Of late, there has been much talk of an imminent crash in residential real estate. The sector is expected to crumble under the weight of high inventories. After the clampdown on black money, fresh sales have come to a halt. Thanks to low sales and the banks tightening the screws, builders are in a financial bind, which is expected to precipitate distress sales. One research house has predicted that this will shave sizeable percentage points off India’s growth in the coming quarters.
Actually, the sector has been stuck with high inventories and faced a liquidity crunch for at least two years now – and yet, prices haven’t tumbled. There has been some correction, but there is no evidence of a crash. That is because a sizeable number of builders are not highly leveraged, and can therefore afford to sit on unsold stock for some more time.
This is how residential real estate works in India. The builder pays for the land and then sells the project. With the money paid by buyers, he carries out the construction. The only cost he has to pay out of his own pocket is the land. And if he is a serial builder, he will buy the land from the money he raised for earlier projects – there is no monitoring of these funds. In Noida, one of the real estate hotspots in the country, he needs to pay only 10 per cent upfront and the rest in installments over several years.
Many builders who have not been able to sell apartments have simply halted construction, rather than take debt to complete their projects. A majority of projects are therefore behind schedule. Buyers are helpless. Some builders had offered to pay penalties in case of a delay, but the promise comes laden with so many riders that buyers seldom get paid.
Those builders who are highly leveraged do indeed have a problem in their hands. While banks had turned their back on them long time ago, NBFCs and private lenders have also started to say no to them. Most of the builders in this category are those who are into commercial real estate as well, where pre-sale does not happen. Such projects are financed out of debt.
With the debt tap turned off, and the equity market having tuned cold to real estate years ago, these builders are now desperate. Some large builders I know admit that they are inundated with requests from those in distress to buy their projects. A Godrej Properties executive recently told media that his company has been approached by builders who are unable to complete their projects. But not all stuck projects will sell – those in the boondocks don’t stand a chance. It is, after all, a buyer’s market. Those who have the money will cherry-pick their projects.
This might lead to a sea change in the country’s real estate landscape.
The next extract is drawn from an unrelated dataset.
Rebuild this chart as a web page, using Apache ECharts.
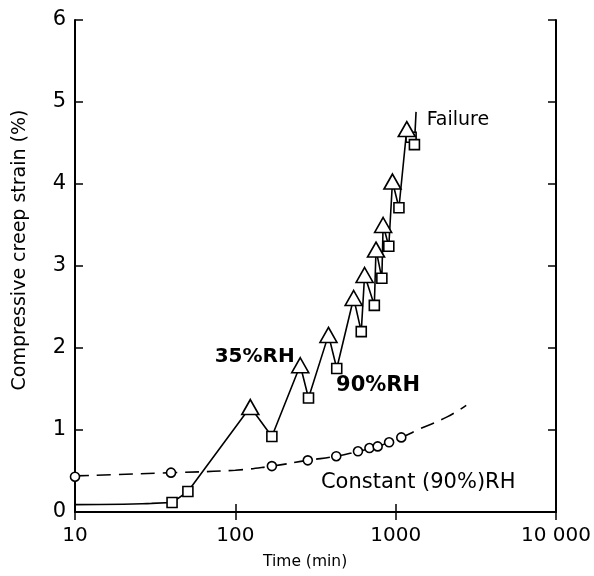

So far, large business houses have stayed away from it. The reasons are obvious: the cash transactions involved in the business, the headache of negotiating a plethora of rules in every market (every state has its own set of rules) and the never-ending speed money. But now they see an opportunity in the large number of projects that have got all clearances but are stuck because of the lack of funds.
Trust in builders is really low amongst home buyers. They are looking for projects that are backed by sound corporations. And that is where business houses like Tata, Godrej, Bharti and Mahindra have the opportunity. In spite of the crisis, the love affair of Indians with real estate is far from over. Projects at the right price (The euphoria over premium homes has died down: not a single premium project has been launched in Mumbai so far in 2015, says a report by Knight Frank!), and backed by respectable names, will still find buyers.
This trend was in evidence earlier this week when Eros, a fairly large builder, tied up with Bharti Realty for a large-sized project on the outskirts of Delhi. It is worth noting that Eros has already executed projects in that area but chose to partner with Bharti Realty for this one. This is a clear indication of things to come – expect more such announcements in the future.
Will it mean lower prices for home buyers? That may not happen. This is because builders have sharply cut down new launches, and there is a slight uptake in demand. According to Knight Frank, in the second half of 2015, launches will be down 52 per cent (from 37,643 in the second half of 2014) to 18,000, while absorption will improve 24 per cent (from 12,075) to 15,000, which will cause the weighted average price to climb three per cent.
The crash in home prices may not happen, after all.